$\{(X,Y)\in \Bbb R^3: |X|=|Y|=1, \langle X,Y \rangle=0\}$ is homeomorphic to $\text{SO}(3, \Bbb R)$

Question

Let $R=\{(X,Y)\in \Bbb R^3: |X|=|Y|=1, \langle X,Y \rangle=0\}$ with $\langle\,\cdot\,,\,\cdot\,\rangle$ the Euclidean scalar product.

Prove that $R$ is homeomorphic to $\text{SO}(3, \Bbb R)$.

I don't know where to start. My intuition is to build a map from $R$ to some space $X$ in $\mathcal{F}(X,Y)$ , that preserves the scalar product which would mean that this space $X$ is $O(3)$. but I don't know how.

Thanks for your hints, comments.

Answer 1

Hint Expand the defining equation $A^{\top} A = I$ in the usual definition $$SO(n, \Bbb R) := \{A : A^{\top} A = I, \det A = 1\}$$ in terms of the column vectors of $A$.

Writing $A = \pmatrix{{\bf A}_1 & \cdots & {\bf A}_n}$, the condition becomes $\langle {\bf A}_i , {\bf A}_j \rangle = \delta_{ij}$, $1 \leq i, j, \leq n$, where $\delta_{ij}$ is the Kronecker delta symbol.

Answer 2

My intuition would be to show that there for any $\vec X, \vec Y \in \mathbb R^3$ such that $|\vec X | = | \vec Y | = 1$ and $\vec X . \vec Y = 0$, there exists a unique $M \in \rm{SO}(3)$ that sends $(1,0,0) \mapsto \vec X$ and $(0,1,0) \mapsto \vec Y$.

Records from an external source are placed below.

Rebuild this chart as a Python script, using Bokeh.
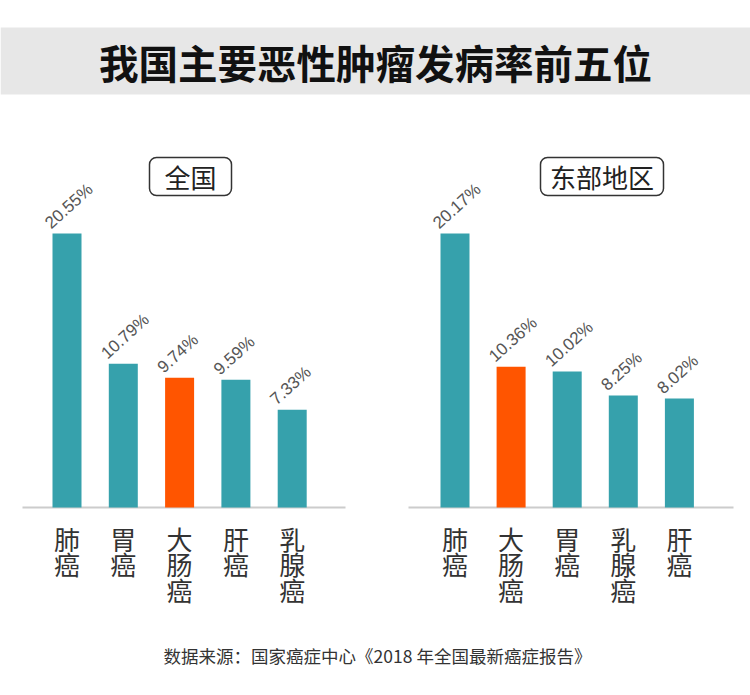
import math
from bokeh.plotting import figure
from bokeh.models import Range1d, ColumnDataSource
from bokeh.layouts import column, row
from bokeh.embed import file_html
from bokeh.resources import INLINE
from bokeh.core.properties import value

# ---------------- data ----------------
title_text = "我国主要恶性肿瘤发病率前五位"
source_note = "数据来源：国家癌症中心《2018 年全国最新癌症报告》"

national_label = "全国"
national_cats = ["肺癌", "胃癌", "大肠癌", "肝癌", "乳腺癌"]
national_vals = [20.55, 10.79, 9.74, 9.59, 7.33]

east_label = "东部地区"
east_cats = ["肺癌", "大肠癌", "胃癌", "乳腺癌", "肝癌"]
east_vals = [20.17, 10.36, 10.02, 8.25, 8.02]

highlight_cat = "大肠癌"

# ---------------- style / layout ----------------
TEAL = "#36a1ac"
ORANGE = "#ff5500"
CJK = "Noto Sans CJK SC"
PAGE_L, PAGE_R, PAGE_T, PAGE_B = 0, 750, 0, 695
HEADER_B = 110
CHART_B = 625
BASE_Y = 507          # page y of the baseline
TALLEST_PX = 274      # pixel height of the tallest bar
BAR_PX = 29


def base_fig(w, h, xr, yr):
    p = figure(width=w, height=h, x_range=xr, y_range=yr,
               output_backend="svg", toolbar_location=None,
               x_axis_location=None, y_axis_location=None,
               min_border=0, outline_line_color=None,
               background_fill_color="white", border_fill_color="white")
    p.grid.visible = False
    return p


def make_panel(label, cats, vals, px0, px1, c0, step, line_x, box):
    k = TALLEST_PX / max(vals)
    fx = lambda px: (px - c0) / step
    fy = lambda py: (BASE_Y - py) / k
    p = base_fig(px1 - px0, CHART_B - HEADER_B,
                 Range1d(fx(px0), fx(px1)), Range1d(fy(CHART_B), fy(HEADER_B)))
    bw = BAR_PX / step
    xs = list(range(len(cats)))
    src = ColumnDataSource(dict(
        x=xs,
        left=[x - bw / 2 for x in xs],
        top=vals,
        color=[ORANGE if c == highlight_cat else TEAL for c in cats],
        lab=[f"{v:.2f}%" for v in vals],
        cat=["\n".join(c) for c in cats],
    ))
    # baseline
    p.segment(x0=fx(line_x[0]), x1=fx(line_x[1]), y0=0, y1=0,
              line_color="#cccccc", line_width=2)
    p.vbar(x="x", top="top", bottom=0, width=bw, fill_color="color",
           line_color=None, source=src)
    # value labels
    p.text(x="left", y="top", text="lab", source=src, angle=math.radians(42),
           text_align="left", text_baseline="alphabetic", x_offset=-5, y_offset=-8,
           text_font=value("Liberation Sans"), text_font_size="17px",
           text_color="#555555")
    # category labels (vertical)
    p.text(x="x", y=0, text="cat", source=src, text_align="center",
           text_baseline="top", y_offset=12, text_line_height=0.69,
           text_font=value(CJK), text_font_size="26px", text_color="#333333")
    # panel label box
    bx0, by0, bx1, by1 = box
    p.quad(left=fx(bx0), right=fx(bx1), top=fy(by0), bottom=fy(by1),
           fill_color=None, line_color="#333333", line_width=1.5,
           border_radius=7)
    p.text(x=[fx((bx0 + bx1) / 2)], y=[fy((by0 + by1) / 2)], text=[label],
           text_align="center", text_baseline="middle",
           text_font=value(CJK), text_font_size="26px", text_color="#222222")
    return p


# header
header = base_fig(PAGE_R - PAGE_L, HEADER_B - PAGE_T,
                  Range1d(PAGE_L, PAGE_R), Range1d(HEADER_B, PAGE_T))
header.quad(left=PAGE_L, right=PAGE_R, top=27, bottom=94,
            fill_color="#e7e7e7", line_color=None)
header.text(x=[375], y=[60.5], text=[title_text], text_align="center",
            text_baseline="middle", text_font=value(CJK),
            text_font_size="39.5px", text_font_style="bold", text_color="#111111")

left = make_panel(national_label, national_cats, national_vals,
                  PAGE_L, 375, 66.5, 56.3, (22, 345), (149, 157, 231, 195))
right = make_panel(east_label, east_cats, east_vals,
                   375, PAGE_R, 454.5, 56.1, (408, 733), (540, 157, 663, 195))

footer = base_fig(PAGE_R - PAGE_L, PAGE_B - CHART_B,
                  Range1d(PAGE_L, PAGE_R), Range1d(PAGE_B, CHART_B))
footer.text(x=[377], y=[655], text=[source_note], text_align="center",
            text_baseline="middle", text_font=value(CJK),
            text_font_size="17.5px", text_color="#333333")

layout = column(header, row(left, right), footer)

open("out.html", "w").write(file_html(layout, INLINE))
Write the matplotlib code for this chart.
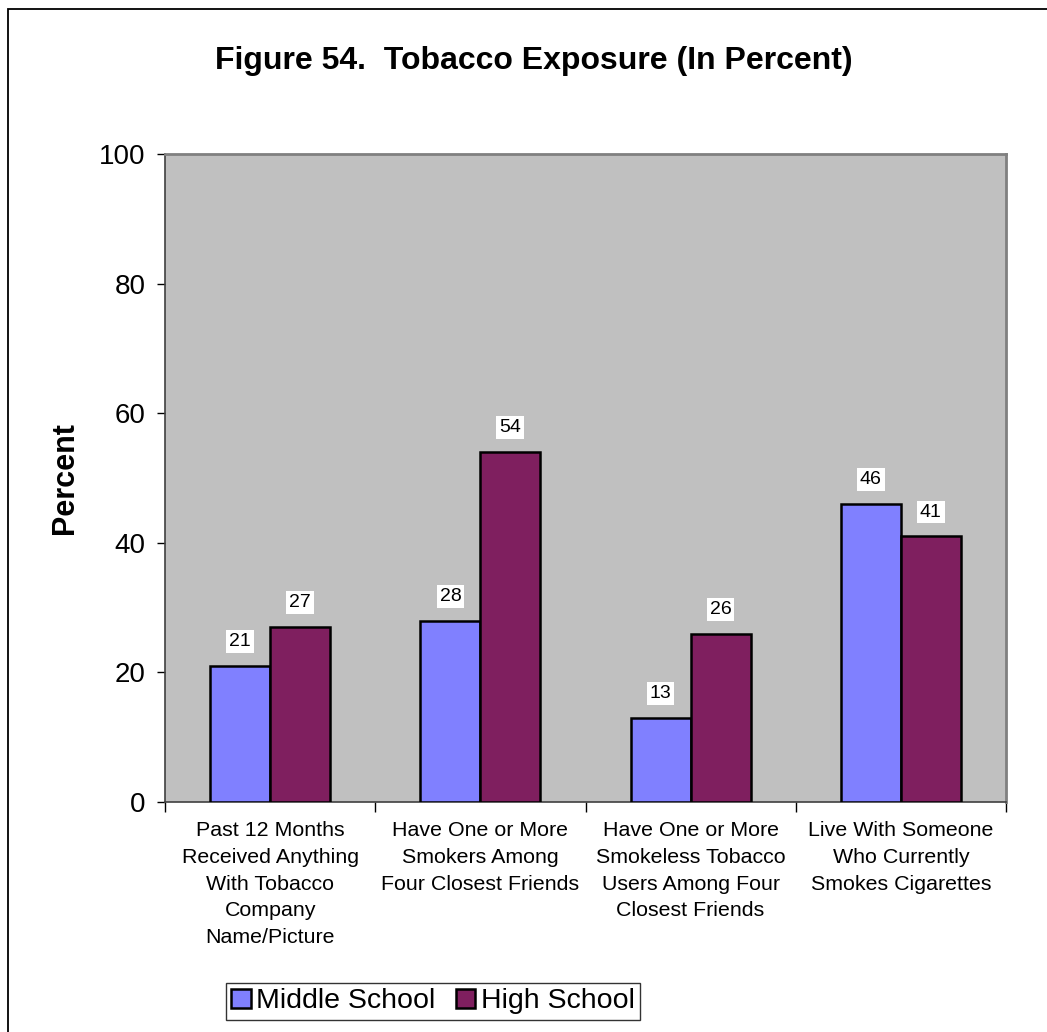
import matplotlib
matplotlib.use("Agg")
import matplotlib.pyplot as plt
from matplotlib.patches import Rectangle

plt.rcParams['font.family'] = ['Liberation Sans', 'DejaVu Sans']

categories = [
    "Past 12 Months\nReceived Anything\nWith Tobacco\nCompany\nName/Picture",
    "Have One or More\nSmokers Among\nFour Closest Friends",
    "Have One or More\nSmokeless Tobacco\nUsers Among Four\nClosest Friends",
    "Live With Someone\nWho Currently\nSmokes Cigarettes",
]
middle_school = [21, 28, 13, 46]
high_school = [27, 54, 26, 41]
series_names = ["Middle School", "High School"]
y_ticks = [0, 20, 40, 60, 80, 100]

W, H = 1047, 1032
fig = plt.figure(figsize=(W / 100, H / 100), dpi=100)

# outer frame of the chart
fig.patches.append(Rectangle((8 / W, -0.1), 2, 1.1 - 9 / H, transform=fig.transFigure,
                             fill=False, edgecolor='black', linewidth=1.3))

ax = fig.add_axes([165 / W, 1 - 802 / H, (1006 - 165) / W, (802 - 154) / H])
ax.set_facecolor('#C0C0C0')

bw = 0.285
xs = list(range(len(categories)))
b1 = ax.bar([x - bw / 2 for x in xs], middle_school, width=bw, color='#8080FF',
            edgecolor='black', linewidth=1.8, label=series_names[0], zorder=3)
b2 = ax.bar([x + bw / 2 for x in xs], high_school, width=bw, color='#7F1F5F',
            edgecolor='black', linewidth=1.8, label=series_names[1], zorder=3)

for bars, vals in ((b1, middle_school), (b2, high_school)):
    for rect, v in zip(bars, vals):
        ax.annotate(str(v), (rect.get_x() + rect.get_width() / 2, v),
                    xytext=(0, 17.5), textcoords='offset points', ha='center', va='center',
                    fontsize=14, zorder=4,
                    bbox=dict(boxstyle='square,pad=0.15', facecolor='white', edgecolor='none'))

ax.set_xlim(-0.5, len(categories) - 0.5)
ax.set_ylim(0, 100)
ax.set_yticks(y_ticks)
ax.set_yticklabels([str(t) for t in y_ticks], fontsize=20)
ax.tick_params(axis='y', length=6, width=1, pad=8)

ax.set_xticks(xs)
ax.set_xticklabels(categories, fontsize=15.4, linespacing=1.51, va='top')
ax.tick_params(axis='x', which='major', length=0, pad=14)
ax.set_xticks([x - 0.5 for x in xs] + [len(categories) - 0.5], minor=True)
ax.tick_params(axis='x', which='minor', length=7, width=1)

for s in ('top', 'right'):
    ax.spines[s].set_color('#808080')
    ax.spines[s].set_linewidth(2)
for s in ('left', 'bottom'):
    ax.spines[s].set_color('#404040')
    ax.spines[s].set_linewidth(1.2)

ax.set_ylabel('Percent', fontsize=22, fontweight='bold')
ax.yaxis.set_label_coords((80 - 165) / (1006 - 165), 0.5)

fig.text(534 / W, 1 - 61 / H, 'Figure 54.  Tobacco Exposure (In Percent)',
         ha='center', va='center', fontsize=23, fontweight='bold')

leg = fig.legend(handles=[b1, b2], labels=series_names, loc='center',
                 bbox_to_anchor=(433 / W, 1 - 1001.5 / H), ncol=2, fontsize=20.5,
                 frameon=True, fancybox=False, edgecolor='black', handlelength=0.68,
                 handleheight=0.68, handletextpad=0.2, columnspacing=0.7,
                 borderpad=0.2, borderaxespad=0)
leg.get_frame().set_linewidth(1)

fig.savefig('out.png', dpi=100)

(Indeed, such an $M$ must necessarily send $(0,0,1) \mapsto \vec X \times \vec Y$, where $\times$ denotes the vector cross product. This is because $M$, being special orthogonal, maps right-handed orthonormal bases to right-handed orthonormal bases, and $\vec X \times \vec Y$ is the only vector that extends $\{ \vec X, \vec Y \}$ to form a right-handed basis. Having specified how $M$ acts on the standard basis of $\mathbb R^3$, $M$ is now fully determined.)